The Relationship Between Allergies and Asthma in Children

Although allergies and asthma are distinct health issues, a relationship between the two can develop in certain cases. Since many of the symptoms for these two problems can appear similar, it may be difficult to discern the difference in some children. In order to effectively deal with both conditions, it is important to understand each issue individually, as well as the relationship between them.

The Basics of Allergies

Allergies are a reaction that occurs in some people when they encounter specific substances. For instance, many people have allergic reactions to certain foods or plants. However, one of the most common forms of allergies is seasonal allergies. They can cause children to experience prolonged, cold-like symptoms. Some signs of an allergic reaction in a child include:

  • Sneezing
  • Headaches
  • Swelling
  • Congestion
  • Coughing

The Basics of Asthma

Asthma often appears in children who have parents or siblings with similar issues. It is a chronic respiratory condition that involves inflammation of the lungs and constriction of the airway. Children who suffer from asthma need to be treated in order to avoid long-term problems, such as reduced stamina and greater susceptibility to illnesses. Some of the common signs of asthma include:

  • Wheezing
  • Recurrent coughing
  • Chest tightness
  • Shortness of breath

How Are They Related?

Some of the symptoms of these two issues overlap, which can make diagnosis a challenge. In both cases, it might seem like a child simply has a moderate or severe cold. If any of these symptoms persist, however, it is important to see a doctor to head off long-term issues.

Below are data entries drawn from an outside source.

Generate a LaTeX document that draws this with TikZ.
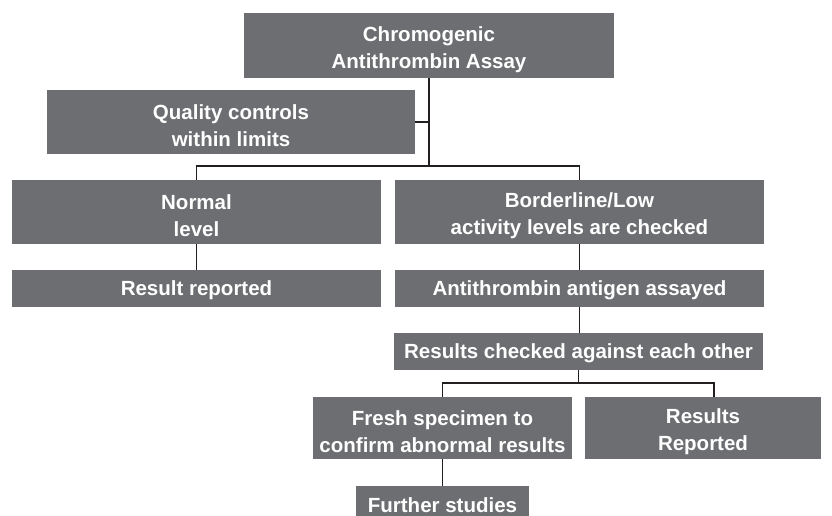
\documentclass[tikz,border=0pt]{standalone}
\usepackage{fontspec}
\setmainfont{Liberation Sans}
\definecolor{boxgray}{HTML}{6D6E71}
\definecolor{linecol}{HTML}{231F20}
\begin{document}
\begin{tikzpicture}[x=1pt,y=-1pt,
  box/.style={fill=boxgray, draw=none, inner sep=0pt},
  lbl/.style={text=white, align=center, inner sep=0pt,
    font=\fontsize{20.5}{27}\selectfont\bfseries},
  two/.style={label={[lbl, yshift=-4pt]center:#1}},
  one/.style={label={[lbl, yshift=-1.5pt]center:#1}},
  conn/.style={draw=linecol, line width=1.3pt}]
\useasboundingbox (0,0) rectangle (832,516);
\node[box, minimum width=370pt, minimum height=65pt, two={Chromogenic\\Antithrombin Assay}] (A) at (429,45.5) {};
\node[box, minimum width=368pt, minimum height=64pt, two={Quality controls\\within limits}] (Q) at (231,122) {};
\node[box, minimum width=369pt, minimum height=64pt, two={Normal\\level}] (N) at (196.5,212) {};
\node[box, minimum width=369pt, minimum height=64pt, two={Borderline/Low\\activity levels are checked}] (B) at (579.5,212) {};
\node[box, minimum width=369pt, minimum height=37pt, one={Result reported}] (R) at (196.5,288.5) {};
\node[box, minimum width=369pt, minimum height=37pt, one={Antithrombin antigen assayed}] (G) at (579.5,288.5) {};
\node[box, minimum width=369pt, minimum height=37pt, one={Results checked against each other}] (C) at (578.5,351.5) {};
\node[box, minimum width=259pt, minimum height=62pt, two={Fresh specimen to\\confirm abnormal results}] (F) at (442.5,428) {};
\node[box, minimum width=236pt, minimum height=62pt, two={Results\\Reported}] (RR) at (703,428) {};
\node[box, minimum width=173pt, minimum height=36pt, one={Further studies}] (FS) at (442.5,504) {};
\coordinate (j1) at (429,166);
\coordinate (j2) at (578,383);
\coordinate (rrtop) at (714,397);
\draw[conn] (A.south) -- (A.south |- j1);
\draw[conn] (Q.east) -- (Q.east -| A.south);
\draw[conn] (N.north) |- (j1) -| (B.north);
\draw[conn] (N.south) -- (R.north);
\draw[conn] (B.south) -- (G.north);
\draw[conn] (G.south) -- (G.south |- C.north);
\draw[conn] (C.south) -- (C.south |- j2);
\draw[conn] (F.north) |- (j2) -| (rrtop);
\draw[conn] (F.south) -- (FS.north);
\end{tikzpicture}
\end{document}
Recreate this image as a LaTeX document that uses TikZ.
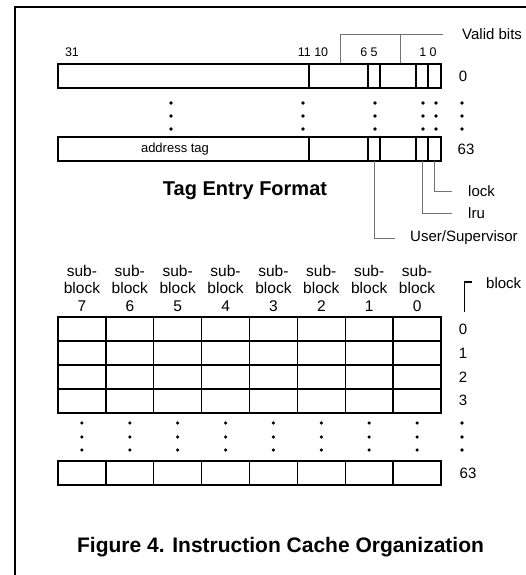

There is a deeper relationship between allergies and asthma that must be considered, though. Over time, a child’s struggle with allergies can actually trigger asthmatic symptoms, so it is crucial to deal with allergies before they cause worse problems.

Another reason allergies and asthma are related is because many of the same chemicals within the body are related to both conditions. The irritants that trigger allergic reactions in the nasal membranes can also cause the breathing passages to react in a way that allows for an asthmatic reaction. In both cases, airways are restricted, making it difficult for a child to breathe.

If your child is exhibiting symptoms that suggest a problem with allergies or asthma, seek medical assistance immediately. Although neither condition can be entirely cured, a pediatrician can help you control the situation so it doesn’t grow into a greater problem for your child.